Yes, I addressed Diana’s literary works alongside her political and humanitarian writings. In addition to her essays and advocacy, she also produced works of fiction, both prose and poetry, which form an important but often overlooked part of her intellectual legacy. She wrote two prose fictional works. Literary in form, they draw closely on the social worlds Apcar knew, reflecting the lived realities of Armenian diaspora communities and colonial-era societies. While not autobiographical in a strict sense, they are deeply shaped by her experiences and observations.
Susan, which you mention, stands out for its strong autobiographical tone and is among the few fictional works portraying the Indian Armenian experience from within. Susan had many common characteristics with Diana herself. However, I should note that Diana’s relationship with her mother was likely very good, unlike Susan’s.

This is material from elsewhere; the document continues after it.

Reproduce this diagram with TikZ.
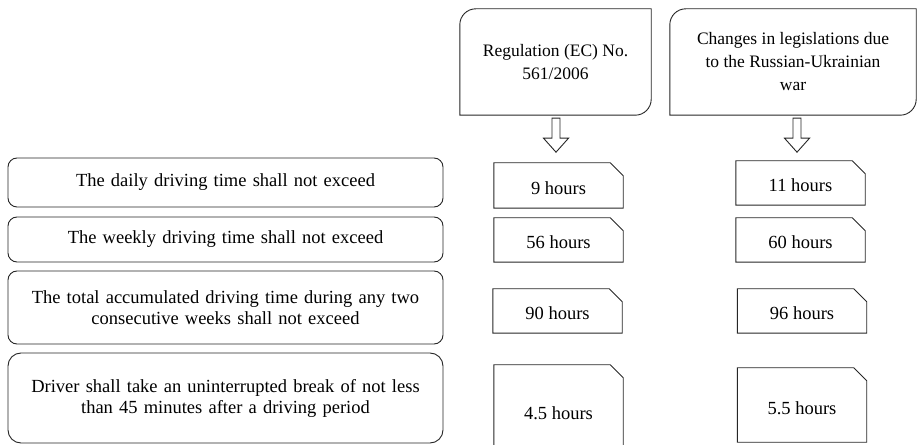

I also examined Home Stories of the War, a series that occupies a space between literature, testimony and moral reflection. These narrative sketches convey the human cost of war through everyday lives, particularly those of women and children. In both cases, the stories suggest a close engagement with the realities of their time and place.
This autumn it will be 15 years since you moved to Japan, where you have started a family. Have you managed to pass on lessons of Armenian identity to your child?
Yes, time flies! Passing on Armenian identity to my son is something I try to do within the realities of school life and a multilingual environment. My husband, Jeremy September, is from South Africa. He is an economist and teaches at Hyogo University. He speaks English with him, Japanese dominates his daily life, and from birth I made a conscious decision to speak only Armenian with him. His Armenian naturally lags behind his Japanese and English, especially given the limited Armenian children’s content, but reading and storytelling remain central for us. He loves the story of Anahit and Hayk Nahapet, perhaps not by chance, as his own name is Hayk. I do not expect Armenian identity to come effortlessly; what matters is planting the seed, so that one day he knows where he comes from and feels free to return to it in his own way.